Gambia: Sanyang Women Rice Farmers Demand Compensation From Gach

1 December 2020

A number of women rice farmers at Sanyang Kayanko have accused GACH, a private owned sand mining company of destroying their rice farms following salt water intrusion and also demolition of fences due to mining operations.

The Gambia, Angola, China, Holdings (GACH) of recent received several complaints from the local women rice farmers, who expressed their frustration and anger for the damage on their rice fields by the mining company.

The women last month met the Village Development Committee (VDC) of Sanyang in a bid to empower them receive financial compensation from the accused sand mining company.

Many women have confirmed that they are no longer going to work on rice farms following destruction of their rice farm fences that were meant to keep animals at bay.

Fatou Jarju, a victim told The Point in an interview that her rice field has almost been destroyed by animal intrusion after the mining company she claims demolished her entire fencing boundary meant to keep at bay cattle from entering.

"I was told by the head of Operations of the mining company that the destroyed fence will be replaced but until today, I only receive information of animals intruding my rice field. I have since stopped going to visit my rice farm after the entire fence of the farm was damaged by the activities of the mining company."

"What can I do? I have no power to look for compensation but to only rely on God's help."

"We were promised to be compensated by the company and this has been since the end of the raining season when our rice fields were growing.

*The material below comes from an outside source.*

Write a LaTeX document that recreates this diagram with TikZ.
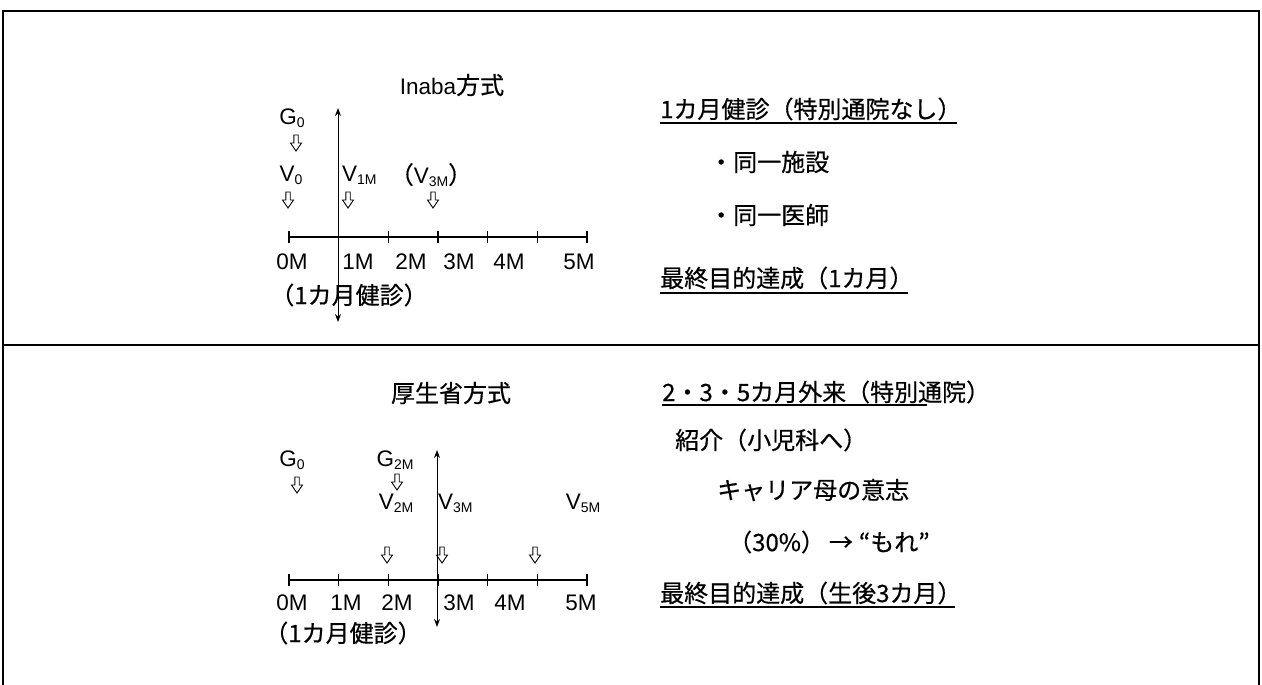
\documentclass[tikz,border=0pt]{standalone}
\usepackage{fontspec}
\setmainfont{Liberation Sans}
\newfontfamily\jpf[FakeBold=0.5]{Noto Sans CJK JP}
\newcommand\jp{\jpf\fontsize{24}{28}\selectfont}
\usetikzlibrary{arrows.meta}
\newcommand\lsub[1]{\raisebox{-0.25ex}{\fontsize{14}{14}\selectfont #1}}
\tikzset{
  txt/.style={inner sep=0pt, font=\fontsize{22.5}{26}\selectfont},
  downarr/.pic={\draw[line width=0.9pt, line join=miter] (-2.2,-8) -- (-2.2,0) -- (-5.5,0) -- (0,8) -- (5.5,0) -- (2.2,0) -- (2.2,-8) -- cycle;},
  axisline/.style={line width=1.6pt},
  tickmark/.style={line width=1.6pt},
  vaxis/.style={line width=1pt, {Stealth[length=8pt,width=6pt]}-{Stealth[length=8pt,width=6pt]}},
  frameline/.style={line width=1.1pt},
  uline/.style={line width=1.1pt}
}
\begin{document}
\begin{tikzpicture}[x=1pt,y=-1pt]
\useasboundingbox (0,0) rectangle (1262,685);
% frame
\coordinate (fbl) at (3,685); \coordinate (ftl) at (3,11);
\coordinate (ftr) at (1259,11); \coordinate (fbr) at (1259,685);
\coordinate (dl) at (3,345); \coordinate (dr) at (1259,345);
\draw[frameline] (fbl) -- (ftl) -- (ftr) -- (fbr);
\draw[frameline] (dl) -- (dr);

% ===== top section =====
\node[txt] (tA) at (452,85) {Inaba{\jp 方式}};
\node[txt] (gA) at (292,118) {G\lsub{0}};
\pic at (296,143) {downarr};
\node[txt] (v0A) at (291,175) {V\lsub{0}};
\pic at (288,200) {downarr};
\node[txt, anchor=west] (v1A) at (342,175) {V\lsub{1M}};
\pic at (348,200) {downarr};
\node[txt] (v3A) at (431,175) {{\jp （}V\lsub{3M}{\jp ）}};
\pic at (433,200) {downarr};
\foreach \i in {0,...,6} {\coordinate (axA\i) at ({289+49.67*\i},237);}
\draw[axisline] (axA0) -- (axA6);
\foreach \i in {0,...,6} {\draw[tickmark] ([yshift=-6pt]axA\i) -- ([yshift=6pt]axA\i);}
\coordinate (vAt) at (338,108); \coordinate (vAb) at (338,322);
\draw[vaxis] (vAt) -- (vAb);
\node[txt] (lA0) at (292,262) {0M};
\node[txt] (lA1) at (358,262) {1M};
\node[txt] (lA2) at (411,262) {2M};
\node[txt] (lA3) at (459,262) {3M};
\node[txt] (lA4) at (509,262) {4M};
\node[txt] (lA5) at (579,262) {5M};
\node[txt] (kA) at (349,295) {\jp （1カ月健診）};

\node[txt, anchor=west] (rA1) at (660,109) {\jp 1カ月健診（特別通院なし）};
\coordinate (uA1a) at (660,123); \coordinate (uA1b) at (957,123);
\draw[uline] (uA1a) -- (uA1b);
\node[txt, anchor=west] (rA2) at (709,162) {\jp ・同一施設};
\node[txt, anchor=west] (rA3) at (709,215) {\jp ・同一医師};
\node[txt, anchor=west] (rA4) at (660,278) {\jp 最終目的達成（1カ月）};
\coordinate (uA4a) at (660,293); \coordinate (uA4b) at (908,293);
\draw[uline] (uA4a) -- (uA4b);

% ===== bottom section =====
\node[txt] (tB) at (451,393) {\jp 厚生省方式};
\node[txt] (gB) at (292,460) {G\lsub{0}};
\pic at (297,485) {downarr};
\node[txt] (g2B) at (395,460) {G\lsub{2M}};
\pic at (397,482) {downarr};
\node[txt] (v2B) at (396,503) {V\lsub{2M}};
\node[txt, anchor=west] (v3B) at (438,503) {V\lsub{3M}};
\node[txt] (v5B) at (583,503) {V\lsub{5M}};
\pic at (387,555) {downarr};
\pic at (442,555) {downarr};
\pic at (535,555) {downarr};
\foreach \i in {0,...,6} {\coordinate (axB\i) at ({289+49.67*\i},580);}
\draw[axisline] (axB0) -- (axB6);
\foreach \i in {0,...,6} {\draw[tickmark] ([yshift=-6pt]axB\i) -- ([yshift=6pt]axB\i);}
\coordinate (vBt) at (437,450); \coordinate (vBb) at (437,627);
\draw[vaxis] (vBt) -- (vBb);
\node[txt] (lB0) at (292,603) {0M};
\node[txt] (lB1) at (346,603) {1M};
\node[txt] (lB2) at (397,603) {2M};
\node[txt] (lB3) at (459,603) {3M};
\node[txt] (lB4) at (510,603) {4M};
\node[txt] (lB5) at (581,603) {5M};
\node[txt] (kB) at (343,633) {\jp （1カ月健診）};

\node[txt, anchor=west] (rB1) at (662,392) {\jp 2・3・5カ月外来（特別通院）};
\coordinate (uB1a) at (662,405); \coordinate (uB1b) at (927,405);
\draw[uline] (uB1a) -- (uB1b);
\node[txt, anchor=west] (rB2) at (675,440) {\jp 紹介（小児科へ）};
\node[txt, anchor=west] (rB3) at (717,490) {\jp キャリア母の意志};
\node[txt, anchor=west] (rB4) at (728,542) {\jp （30\%）\hspace{4pt}→\hspace{6pt}“もれ”};
\node[txt, anchor=west] (rB5) at (660,593) {\jp 最終目的達成（生後3カ月）};
\coordinate (uB5a) at (660,607); \coordinate (uB5b) at (955,607);
\draw[uline] (uB5a) -- (uB5b);
\end{tikzpicture}
\end{document}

I personally have to lose six of my cashew trees which I used to pay school fees, lunch and buy uniforms for my children," she stated.

Isatou Gibba, also a victim, said the intrusion of salt water has caused damage to her rice farm while citing the amount of water that entered her farm due to the mining nature of the company as huge.

"The intrusion of salt water into my rice farm is as a result of a water channel created by the company to allow easy transportation of a drilling machine to a different location for mining."

"What we are only seeking as for now is to be compensated financially by the company because we cannot regain what has already been destroyed by the mining company," she mentioned.

Kawsu Jatta, head of Operations at the mining company, in response to allegations, stated that prior to the sand mining activities, the company he said had engaged in a meeting with those believed to be affected for compensation.

"We did not just jump and start work like that, I can tell all of the women who were likely to be affected were consulted for a meeting and informed about compensation over any of their destroyed properties by the activities of the company."

And let me make it clear that it will surely happen," he assured.